The Abandoned Colossus
Listen
Year: 2024
Duration: 6’30”
Info
Commisioned by
University of Texas Landmarks
Instrumentation
Flute
Violin
Violin
Double Bass
Percussion
This was originally written as a collaboration with the University of Texas’ Landmarks Program, which hosts and displays works of art around the campus. Commissioned to write a work to accompany one member from a collection of black bronze sculptures on loan from the Metropolitan Museum of Art, one piece differentiated itself from the rest. An amalgam of mismatched shapes and inorganic textures cobbled into an incomplete humanoid figure. That sculpture, by Scottish artist Eduardo Paolozzi, became my inanimate muse.

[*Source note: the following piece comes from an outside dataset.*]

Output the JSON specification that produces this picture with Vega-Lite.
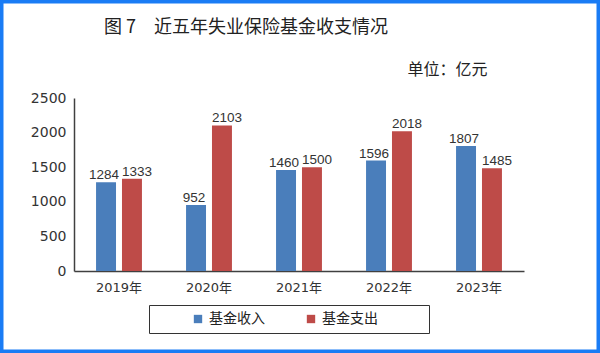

Paolozzi's Figure conjured in my mind an automaton either incomplete or in ruin: a patchwork creation abandoned by its creators. The poor, hobbled Figure becomes quite a tragic character then, despite its monstrous and unnerving appearance. The Abandoned Colossus audiates an observer's experience of the featured sculpture, augmented in size to match the mighty bronze colossi of Greek myth, lumbering alone towards the observer. The titan elicits first cautious curiosity, then panic as it grows closer, but ultimately, the tragedy of its current existence elicits sympathy. There is no resolution for the forgotten automaton, however, for it continues trundling along its aimless path out of sight of the viewer. In the end, only the creaking footsteps of the colossus that once heralded its arrival can be heard.